>> Begin Records for this exercise
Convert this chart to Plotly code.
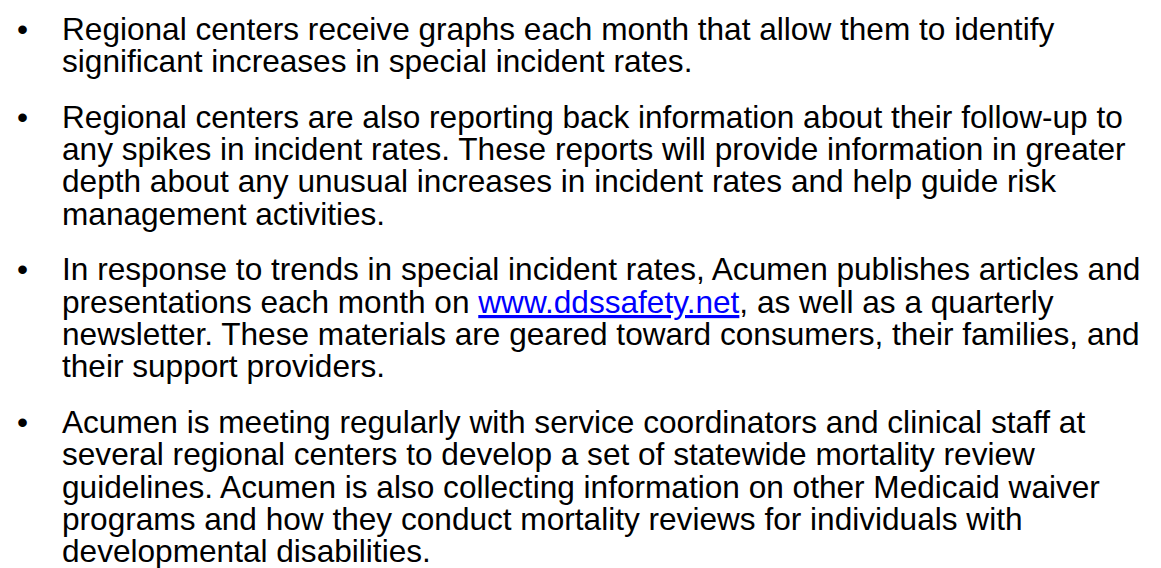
import plotly.graph_objects as go

W, H = 1161, 568

# Bullet paragraphs, wrapped as in the reference (one string per printed line)
para1 = [
    "Regional centers receive graphs each month that allow them to identify",
    "significant increases in special incident rates.",
]
para2 = [
    "Regional centers are also reporting back information about their follow-up to",
    "any spikes in incident rates. These reports will provide information in greater",
    "depth about any unusual increases in incident rates and help guide risk",
    "management activities.",
]
para3 = [
    "In response to trends in special incident rates, Acumen publishes articles and",
    "presentations each month on <span style='color:#0000FF'><u>www.ddssafety.net</u></span>, as well as a quarterly",
    "newsletter. These materials are geared toward consumers, their families, and",
    "their support providers.",
]
para4 = [
    "Acumen is meeting regularly with service coordinators and clinical staff at",
    "several regional centers to develop a set of statewide mortality review",
    "guidelines. Acumen is also collecting information on other Medicaid waiver",
    "programs and how they conduct mortality reviews for individuals with",
    "developmental disabilities.",
]
paragraphs = [para1, para2, para3, para4]

FONT = "Liberation Sans, Arial, sans-serif"
FS = 31.6
LINE = 32.3
GAP = 23.5
Y0 = 20.5
X_BULLET = 14
X_TEXT = 53

fig = go.Figure()
annotations = []
y = Y0
for p in paragraphs:
    annotations.append(dict(x=X_BULLET, y=y, xref="x", yref="y", text="•",
                            showarrow=False, xanchor="center", yanchor="middle",
                            font=dict(family=FONT, size=FS, color="black"), borderpad=0))
    for line in p:
        annotations.append(dict(x=X_TEXT, y=y, xref="x", yref="y", text=line,
                                showarrow=False, xanchor="left", yanchor="middle",
                                font=dict(family=FONT, size=FS, color="black"), borderpad=0))
        y += LINE
    y += GAP

fig.update_layout(
    width=W, height=H, margin=dict(l=0, r=0, t=0, b=0),
    paper_bgcolor="white", plot_bgcolor="white",
    xaxis=dict(range=[0, W], visible=False, fixedrange=True),
    yaxis=dict(range=[H, 0], visible=False, fixedrange=True),
    annotations=annotations, showlegend=False,
)
fig.write_html("out.html", config={"displayModeBar": False})
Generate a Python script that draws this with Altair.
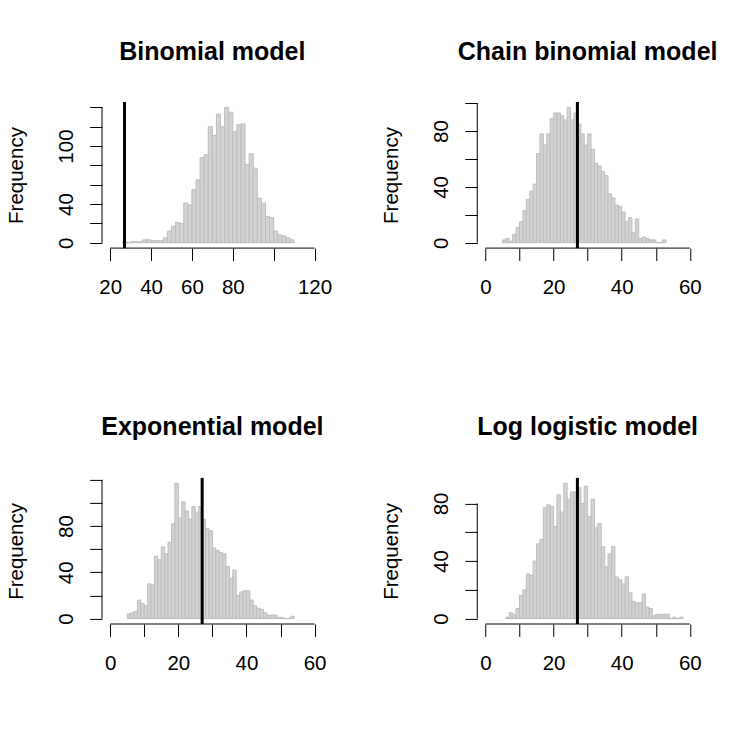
import altair as alt
import pandas as pd

# Observed value marked on every histogram
observed = 27

# Binomial model: bins of width 2 starting at 26
binom_start = 26
binom_width = 2
binom_counts = [1, 0, 1, 1, 1, 3, 3, 2, 2, 2, 5, 12, 17, 21, 20, 41, 39, 55, 65, 88,
                91, 120, 111, 133, 120, 140, 135, 115, 122, 123, 81, 92, 77, 46, 41,
                27, 26, 12, 8, 7, 5, 3]

# Chain binomial model: bins of width 1 starting at 5
chain_start = 5
chain_width = 1
chain_counts = [2, 3, 1, 6, 11, 15, 23, 31, 37, 42, 64, 78, 70, 78, 89, 93, 93, 91,
                88, 97, 88, 93, 85, 78, 70, 78, 67, 57, 55, 51, 48, 35, 32, 27, 26,
                22, 15, 18, 7, 17, 3, 4, 3, 2, 2, 0, 0, 2]

# Exponential model: bins of width 1 starting at 5
expo_start = 5
expo_width = 1
expo_counts = [4, 5, 6, 16, 13, 11, 30, 29, 54, 51, 62, 56, 66, 82, 117, 87, 101, 93,
               86, 97, 92, 97, 86, 78, 76, 61, 59, 57, 56, 45, 35, 42, 20, 23, 24, 24,
               16, 11, 9, 8, 5, 3, 3, 3, 1, 1, 0, 0, 2]

# Log logistic model: bins of width 1 starting at 6
loglog_start = 6
loglog_width = 1
loglog_counts = [1, 4, 3, 7, 16, 20, 31, 30, 40, 52, 55, 77, 79, 78, 64, 86, 74, 94,
                 83, 88, 88, 91, 80, 92, 71, 83, 63, 66, 50, 36, 45, 50, 29, 27, 24,
                 29, 18, 12, 11, 11, 17, 8, 7, 2, 3, 3, 3, 3, 0, 1, 0, 1]

titles = ["Binomial model", "Chain binomial model", "Exponential model", "Log logistic model"]

# x limits, tick positions and the tick labels that are printed
xlims = [[20, 120], [0, 60], [0, 60], [0, 60]]
xticks = [[20, 40, 60, 80, 100, 120], [0, 10, 20, 30, 40, 50, 60],
          [0, 10, 20, 30, 40, 50, 60], [0, 10, 20, 30, 40, 50, 60]]
xlabels = [[20, 40, 60, 80, 120], [0, 20, 40, 60], [0, 20, 40, 60], [0, 20, 40, 60]]

# y tick positions and printed labels
yticks = [[0, 20, 40, 60, 80, 100, 120, 140], [0, 20, 40, 60, 80, 100],
          [0, 20, 40, 60, 80, 100, 120], [0, 20, 40, 60, 80]]
ylabels = [[0, 40, 100], [0, 40, 80], [0, 40, 80], [0, 40, 80]]

FONT = "Liberation Sans"
W = 220.75   # plot region width
H = 146.1    # plot region height
TICK = 12.4
FS = 20.5


def label_expr(values):
    return " || ".join(f"datum.value == {v}" for v in values) + " ? datum.label : ''"


def panel(title, start, width, counts, xlim, xt, xl, yt, yl):
    n = len(counts)
    bins = pd.DataFrame({
        "lo": [start + i * width for i in range(n)],
        "hi": [start + (i + 1) * width for i in range(n)],
        "count": counts,
    })
    span = xlim[1] - xlim[0]
    ymax = max(counts)
    xs = alt.Scale(domain=[xlim[0] - 0.04 * span, xlim[1] + 0.04 * span], nice=False, zero=False)
    ys = alt.Scale(domain=[-0.04 * ymax, 1.04 * ymax], nice=False, zero=False)

    xaxis = alt.Axis(values=xt, labelExpr=label_expr(xl), domain=False, grid=False,
                     tickSize=TICK, tickWidth=1, tickColor="black",
                     labelFont=FONT, labelFontSize=FS, labelColor="black",
                     labelAlign="center", labelBaseline="alphabetic",
                     labelPadding=45 - TICK, labelOverlap=False, labelFlush=False,
                     title=None)
    yaxis = alt.Axis(values=yt, labelExpr=label_expr(yl), domain=False, grid=False,
                     tickSize=TICK, tickWidth=1, tickColor="black",
                     labelFont=FONT, labelFontSize=FS, labelColor="black",
                     labelAngle=270, labelAlign="center", labelBaseline="alphabetic",
                     labelPadding=30 - TICK, labelOverlap=False, labelFlush=False,
                     title="Frequency", titleFont=FONT, titleFontSize=FS,
                     titleFontWeight="normal", titleColor="black", titleAngle=270,
                     titleAlign="center", titleBaseline="alphabetic",
                     titleX=-79.6, titleY=H / 2)

    bars = alt.Chart(bins).mark_rect(fill="#d3d3d3", stroke="#bebebe", strokeWidth=1).encode(
        x=alt.X("lo:Q", scale=xs, axis=xaxis),
        x2="hi:Q",
        y=alt.Y("count:Q", scale=ys, axis=yaxis),
        y2=alt.datum(0),
    )

    # axis lines run from the first to the last tick
    xline = alt.Chart(pd.DataFrame({"a": [xt[0]], "b": [xt[-1]]})).mark_rule(
        color="black", strokeWidth=1).encode(
        x=alt.X("a:Q", scale=xs, axis=xaxis), x2="b:Q", y=alt.value(H))
    yline = alt.Chart(pd.DataFrame({"a": [yt[0]], "b": [yt[-1]]})).mark_rule(
        color="black", strokeWidth=1).encode(
        y=alt.Y("a:Q", scale=ys, axis=yaxis), y2="b:Q", x=alt.value(0))

    obs = alt.Chart(pd.DataFrame({"v": [observed]})).mark_rule(
        color="black", strokeWidth=3).encode(
        x=alt.X("v:Q", scale=xs, axis=xaxis), y=alt.value(0), y2=alt.value(H))

    return alt.layer(bars, obs, xline, yline).properties(
        width=W, height=H,
        title=alt.TitleParams(title, font=FONT, fontSize=25, fontWeight="bold",
                              color="black", anchor="middle", frame="group",
                              baseline="alphabetic", offset=16),
    )


data = [
    (binom_start, binom_width, binom_counts),
    (chain_start, chain_width, chain_counts),
    (expo_start, expo_width, expo_counts),
    (loglog_start, loglog_width, loglog_counts),
]

panels = [panel(titles[i], *data[i], xlims[i], xticks[i], xlabels[i], yticks[i], ylabels[i])
          for i in range(4)]

chart = alt.concat(*panels, columns=2, spacing={"row": 228.9, "column": 154.25}).properties(
    bounds="flush",
    padding={"left": 6, "top": 39, "right": 5, "bottom": 5},
    background="white",
).configure_view(stroke=None).configure_axis(grid=False)

chart.save("out.html", embed_options={"renderer": "svg", "actions": False})
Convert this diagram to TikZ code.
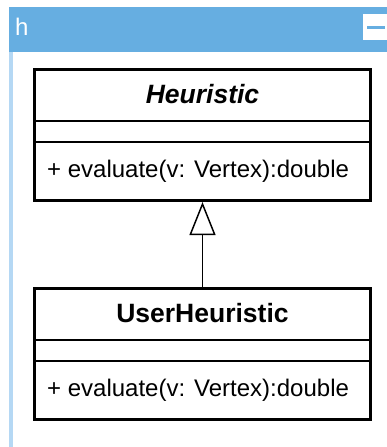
\documentclass[tikz,border=0pt]{standalone}
\usepackage{fontspec}
\setmainfont{Liberation Sans}
\usetikzlibrary{arrows.meta}
\definecolor{hdrblue}{HTML}{66AEE1}
\definecolor{edgeblue}{HTML}{B5D8F4}

\begin{document}
\begin{tikzpicture}[x=1pt,y=-1pt,
  classbox/.style={draw=black, line width=3pt, fill=white,
    minimum width=336pt, minimum height=131pt, inner sep=0pt},
  divider/.style={draw=black, line width=1.5pt},
  titletext/.style={font=\fontsize{26.5}{30}\selectfont\bfseries, anchor=base, inner sep=0pt},
  membertext/.style={font=\fontsize{24}{28}\selectfont, anchor=base west, inner sep=0pt},
  inherits/.style={draw=black, line width=1.5pt,
    -{Triangle[open, length=33pt, width=26pt, fill=white]}}]
\useasboundingbox (0,0) rectangle (387,447);
\fill[white] (0,0) rectangle (387,447);

% package frame: header bar and left edge
\fill[edgeblue] (9,52) rectangle (13,447);
\fill[hdrblue] (9,7) rectangle (387,52);
\node[font=\fontsize{24}{28}\selectfont, text=white, anchor=base west, inner sep=0pt] (pkgname) at (15,35) {h};
\fill[white] (363,14) rectangle (387,40);
\draw[hdrblue, line width=3pt] (367,27) -- (385,27);

% abstract class
\node[classbox] (heur) at (202.5,135) {};
\draw[divider] (heur.west |- 0,121) -- (heur.east |- 0,121);
\draw[divider] (heur.west |- 0,142) -- (heur.east |- 0,142);
\node[titletext, font=\fontsize{26.5}{30}\selectfont\bfseries\itshape] (heurname) at (202.5,103) {Heuristic};
\node[membertext] (heureval) at (47,177) {+ evaluate(v: Vertex):double};

% concrete subclass
\node[classbox] (user) at (202.5,354) {};
\draw[divider] (user.west |- 0,340) -- (user.east |- 0,340);
\draw[divider] (user.west |- 0,361) -- (user.east |- 0,361);
\node[titletext] (username) at (202.5,322) {UserHeuristic};
\node[membertext] (usereval) at (47,396) {+ evaluate(v: Vertex):double};

% generalization
\draw[inherits] (user.north) -- (heur.south);
\end{tikzpicture}
\end{document}
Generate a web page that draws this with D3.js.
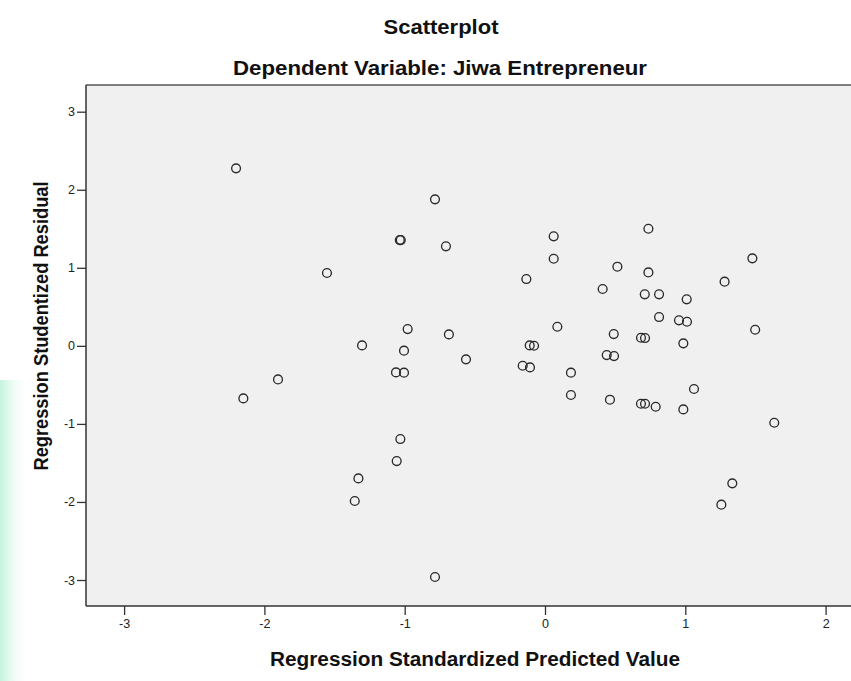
<!DOCTYPE html>
<html><head><meta charset="utf-8">
<script src="https://cdn.jsdelivr.net/npm/d3@7"></script>
<style>body{margin:0;background:#fff;}svg{display:block;font-family:"Liberation Sans",Arial,sans-serif;}</style>
</head><body>
<svg id="c" width="851" height="681"></svg>
<script>
const xValues = [-2.202,-0.784,-1.035,-1.028,-0.706,-1.554,-0.979,-0.685,-1.304,-1.005,-0.563,-1.062,-1.005,-1.903,
  -2.150,-1.031,-1.057,-1.330,-1.356,-0.784,
  0.062,0.737,0.062,1.478,0.516,0.737,-0.133,1.280,0.411,0.711,0.813,1.010,0.813,0.955,1.012,0.088,1.498,
  0.490,0.684,0.713,0.986,-0.109,-0.078,-0.159,-0.107,0.440,0.492,0.185,0.185,0.463,0.684,0.713,0.789,0.986,1.062,1.634,
  1.335,1.257];
const yValues = [2.274,1.877,1.355,1.355,1.275,0.933,0.215,0.147,0.006,-0.062,-0.173,-0.340,-0.344,-0.430,
  -0.673,-1.194,-1.476,-1.698,-1.988,-2.962,
  1.403,1.500,1.116,1.121,1.014,0.941,0.856,0.822,0.728,0.660,0.660,0.596,0.369,0.327,0.309,0.245,0.206,
  0.151,0.104,0.100,0.032,0.006,0.001,-0.255,-0.276,-0.118,-0.131,-0.344,-0.630,-0.690,-0.742,-0.742,-0.780,-0.814,-0.553,-0.985,
  -1.762,-2.035];
const xTicks = [-3,-2,-1,0,1,2];
const yTicks = [-3,-2,-1,0,1,2,3];
const title = "Scatterplot";
const subtitle = "Dependent Variable: Jiwa Entrepreneur";
const xTitle = "Regression Standardized Predicted Value";
const yTitle = "Regression Studentized Residual";

const svg = d3.select("#c");
const L = 86, T = 85, B = 606, R = 853;
const x = d3.scaleLinear().domain([-3, 2]).range([545 - 3*140.3, 545 + 2*140.3]);
const y = d3.scaleLinear().domain([-3, 3]).range([580, 111.7]);

const defs = svg.append("defs");
const grad = defs.append("linearGradient").attr("id","wm").attr("x1",0).attr("x2",1);
grad.append("stop").attr("offset","0%").attr("stop-color","#c4f3dc");
grad.append("stop").attr("offset","100%").attr("stop-color","#ffffff").attr("stop-opacity",0);
svg.append("rect").attr("x",0).attr("y",380).attr("width",30).attr("height",301).attr("fill","url(#wm)");

svg.append("rect").attr("x",L).attr("y",T).attr("width",R-L).attr("height",B-T).attr("fill","#f0f0f0");
svg.append("line").attr("x1",L).attr("x2",R).attr("y1",T).attr("y2",T).attr("stroke","#555").attr("stroke-width",1.5);

const fmt = d => String(d);
const gx = svg.append("g").attr("transform",`translate(0,${B})`)
  .call(d3.axisBottom(x).tickValues(xTicks).tickSize(9).tickPadding(4).tickFormat(fmt));
const gy = svg.append("g").attr("transform",`translate(${L},0)`)
  .call(d3.axisLeft(y).tickValues(yTicks).tickSize(9).tickPadding(2).tickFormat(fmt));
[gx,gy].forEach(g=>{
  g.select(".domain").remove();
  g.selectAll(".tick line").attr("stroke","#333").attr("stroke-width",1.3);
  g.selectAll(".tick text").attr("fill","#222").style("font-size","12.5px").style("font-family","'Liberation Sans',Arial,sans-serif");
});
svg.append("line").attr("x1",L).attr("x2",L).attr("y1",T).attr("y2",B).attr("stroke","#333").attr("stroke-width",1.5);
svg.append("line").attr("x1",L).attr("x2",R).attr("y1",B).attr("y2",B).attr("stroke","#333").attr("stroke-width",1.5);

svg.append("g").selectAll("circle").data(xValues.map((v,i)=>[v,yValues[i]])).join("circle")
  .attr("cx",d=>x(d[0])).attr("cy",d=>y(d[1])).attr("r",4.4)
  .attr("fill","none").attr("stroke","#2a2a2a").attr("stroke-width",1.35);

function label(txt, tx, ty, rot, len, size){
  svg.append("text").attr("transform",`translate(${tx},${ty}) rotate(${rot})`).attr("text-anchor","middle")
    .attr("textLength",len).attr("lengthAdjust","spacingAndGlyphs")
    .style("font-size",size+"px").style("font-weight","bold").attr("fill","#111").text(txt);
}
label(title, 441, 34, 0, 115, 20);
label(subtitle, 440, 75, 0, 414, 20);
label(xTitle, 475, 666, 0, 410, 20);
label(yTitle, 48, 326, -90, 289, 20);
</script>
</body></html>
>> End Records for this exercise
* **The request**: What's needed is an exact copy of the records above from the line containing "Generate a Python" down to the line containing "2, 2, 0, 0, 2]", both included, without any pictures.

* **The response**:
Generate a Python script that draws this with Altair.
import altair as alt
import pandas as pd

# Observed value marked on every histogram
observed = 27

# Binomial model: bins of width 2 starting at 26
binom_start = 26
binom_width = 2
binom_counts = [1, 0, 1, 1, 1, 3, 3, 2, 2, 2, 5, 12, 17, 21, 20, 41, 39, 55, 65, 88,
                91, 120, 111, 133, 120, 140, 135, 115, 122, 123, 81, 92, 77, 46, 41,
                27, 26, 12, 8, 7, 5, 3]

# Chain binomial model: bins of width 1 starting at 5
chain_start = 5
chain_width = 1
chain_counts = [2, 3, 1, 6, 11, 15, 23, 31, 37, 42, 64, 78, 70, 78, 89, 93, 93, 91,
                88, 97, 88, 93, 85, 78, 70, 78, 67, 57, 55, 51, 48, 35, 32, 27, 26,
                22, 15, 18, 7, 17, 3, 4, 3, 2, 2, 0, 0, 2]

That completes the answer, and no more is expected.